## start

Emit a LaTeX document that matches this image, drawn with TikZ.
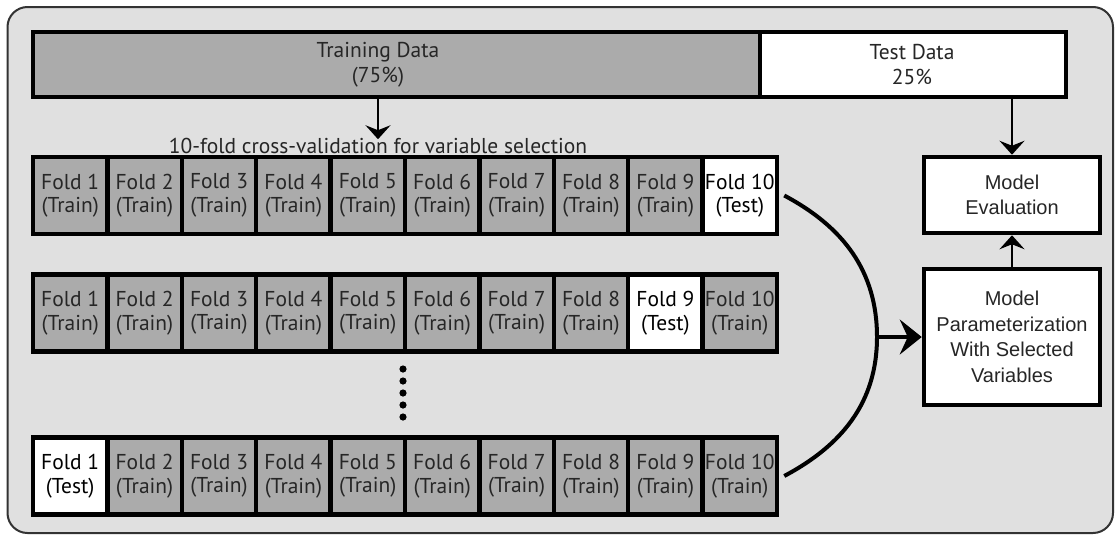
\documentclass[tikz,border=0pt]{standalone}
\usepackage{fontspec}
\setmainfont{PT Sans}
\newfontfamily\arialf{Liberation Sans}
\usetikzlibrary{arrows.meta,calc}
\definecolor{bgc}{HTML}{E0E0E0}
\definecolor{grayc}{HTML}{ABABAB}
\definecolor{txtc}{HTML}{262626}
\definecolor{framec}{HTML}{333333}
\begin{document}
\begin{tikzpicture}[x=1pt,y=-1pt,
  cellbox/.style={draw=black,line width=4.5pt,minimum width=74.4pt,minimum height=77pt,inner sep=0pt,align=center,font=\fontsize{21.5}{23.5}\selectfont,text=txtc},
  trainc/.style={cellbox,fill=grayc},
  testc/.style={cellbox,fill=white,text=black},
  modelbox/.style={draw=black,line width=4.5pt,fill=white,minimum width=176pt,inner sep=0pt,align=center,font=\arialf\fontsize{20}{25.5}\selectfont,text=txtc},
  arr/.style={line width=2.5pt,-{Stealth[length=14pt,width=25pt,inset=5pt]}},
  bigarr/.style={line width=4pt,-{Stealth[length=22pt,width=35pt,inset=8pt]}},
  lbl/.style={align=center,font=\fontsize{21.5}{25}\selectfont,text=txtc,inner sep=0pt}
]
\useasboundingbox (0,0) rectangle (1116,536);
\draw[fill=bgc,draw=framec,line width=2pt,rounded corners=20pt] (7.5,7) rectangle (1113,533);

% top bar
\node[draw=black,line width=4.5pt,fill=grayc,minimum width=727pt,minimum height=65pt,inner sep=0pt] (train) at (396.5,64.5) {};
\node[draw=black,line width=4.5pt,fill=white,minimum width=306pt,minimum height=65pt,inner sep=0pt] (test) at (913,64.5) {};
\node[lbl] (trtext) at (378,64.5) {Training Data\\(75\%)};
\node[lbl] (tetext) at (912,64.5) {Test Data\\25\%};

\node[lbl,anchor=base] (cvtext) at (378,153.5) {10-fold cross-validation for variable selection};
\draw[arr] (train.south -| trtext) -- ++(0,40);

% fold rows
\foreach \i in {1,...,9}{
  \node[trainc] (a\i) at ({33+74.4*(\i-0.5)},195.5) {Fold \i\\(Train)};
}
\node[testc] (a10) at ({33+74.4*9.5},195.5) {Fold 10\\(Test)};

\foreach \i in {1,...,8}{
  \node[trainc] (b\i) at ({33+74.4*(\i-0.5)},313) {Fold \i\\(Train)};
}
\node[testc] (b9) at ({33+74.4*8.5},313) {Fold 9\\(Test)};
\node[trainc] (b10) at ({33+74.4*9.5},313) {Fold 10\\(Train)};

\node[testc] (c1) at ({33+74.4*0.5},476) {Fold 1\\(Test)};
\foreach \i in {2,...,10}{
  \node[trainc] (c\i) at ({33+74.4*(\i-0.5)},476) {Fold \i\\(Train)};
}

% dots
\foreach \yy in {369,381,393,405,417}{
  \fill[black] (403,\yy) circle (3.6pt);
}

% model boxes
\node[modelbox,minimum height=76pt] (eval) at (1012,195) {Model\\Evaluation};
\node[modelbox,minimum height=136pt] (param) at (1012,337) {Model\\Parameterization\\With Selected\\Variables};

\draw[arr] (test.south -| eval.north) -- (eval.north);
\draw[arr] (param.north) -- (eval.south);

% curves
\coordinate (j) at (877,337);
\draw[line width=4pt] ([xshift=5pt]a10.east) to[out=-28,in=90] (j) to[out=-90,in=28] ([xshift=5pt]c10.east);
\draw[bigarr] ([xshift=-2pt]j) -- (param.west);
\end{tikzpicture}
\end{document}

## end

**The problem:** Write out each line again precisely as it appears, skipping every picture.

**Finished task:**
Emit a LaTeX document that matches this image, drawn with TikZ.
\documentclass[tikz,border=0pt]{standalone}
\usepackage{fontspec}
\setmainfont{PT Sans}
\newfontfamily\arialf{Liberation Sans}
\usetikzlibrary{arrows.meta,calc}
\definecolor{bgc}{HTML}{E0E0E0}
\definecolor{grayc}{HTML}{ABABAB}
\definecolor{txtc}{HTML}{262626}
\definecolor{framec}{HTML}{333333}
\begin{document}
\begin{tikzpicture}[x=1pt,y=-1pt,
  cellbox/.style={draw=black,line width=4.5pt,minimum width=74.4pt,minimum height=77pt,inner sep=0pt,align=center,font=\fontsize{21.5}{23.5}\selectfont,text=txtc},
  trainc/.style={cellbox,fill=grayc},
  testc/.style={cellbox,fill=white,text=black},
  modelbox/.style={draw=black,line width=4.5pt,fill=white,minimum width=176pt,inner sep=0pt,align=center,font=\arialf\fontsize{20}{25.5}\selectfont,text=txtc},
  arr/.style={line width=2.5pt,-{Stealth[length=14pt,width=25pt,inset=5pt]}},
  bigarr/.style={line width=4pt,-{Stealth[length=22pt,width=35pt,inset=8pt]}},
  lbl/.style={align=center,font=\fontsize{21.5}{25}\selectfont,text=txtc,inner sep=0pt}
]
\useasboundingbox (0,0) rectangle (1116,536);
\draw[fill=bgc,draw=framec,line width=2pt,rounded corners=20pt] (7.5,7) rectangle (1113,533);

% top bar
\node[draw=black,line width=4.5pt,fill=grayc,minimum width=727pt,minimum height=65pt,inner sep=0pt] (train) at (396.5,64.5) {};
\node[draw=black,line width=4.5pt,fill=white,minimum width=306pt,minimum height=65pt,inner sep=0pt] (test) at (913,64.5) {};
\node[lbl] (trtext) at (378,64.5) {Training Data\\(75\%)};
\node[lbl] (tetext) at (912,64.5) {Test Data\\25\%};

\node[lbl,anchor=base] (cvtext) at (378,153.5) {10-fold cross-validation for variable selection};
\draw[arr] (train.south -| trtext) -- ++(0,40);

% fold rows
\foreach \i in {1,...,9}{
  \node[trainc] (a\i) at ({33+74.4*(\i-0.5)},195.5) {Fold \i\\(Train)};
}
\node[testc] (a10) at ({33+74.4*9.5},195.5) {Fold 10\\(Test)};

\foreach \i in {1,...,8}{
  \node[trainc] (b\i) at ({33+74.4*(\i-0.5)},313) {Fold \i\\(Train)};
}
\node[testc] (b9) at ({33+74.4*8.5},313) {Fold 9\\(Test)};
\node[trainc] (b10) at ({33+74.4*9.5},313) {Fold 10\\(Train)};

\node[testc] (c1) at ({33+74.4*0.5},476) {Fold 1\\(Test)};
\foreach \i in {2,...,10}{
  \node[trainc] (c\i) at ({33+74.4*(\i-0.5)},476) {Fold \i\\(Train)};
}

% dots
\foreach \yy in {369,381,393,405,417}{
  \fill[black] (403,\yy) circle (3.6pt);
}

% model boxes
\node[modelbox,minimum height=76pt] (eval) at (1012,195) {Model\\Evaluation};
\node[modelbox,minimum height=136pt] (param) at (1012,337) {Model\\Parameterization\\With Selected\\Variables};

\draw[arr] (test.south -| eval.north) -- (eval.north);
\draw[arr] (param.north) -- (eval.south);

% curves
\coordinate (j) at (877,337);
\draw[line width=4pt] ([xshift=5pt]a10.east) to[out=-28,in=90] (j) to[out=-90,in=28] ([xshift=5pt]c10.east);
\draw[bigarr] ([xshift=-2pt]j) -- (param.west);
\end{tikzpicture}
\end{document}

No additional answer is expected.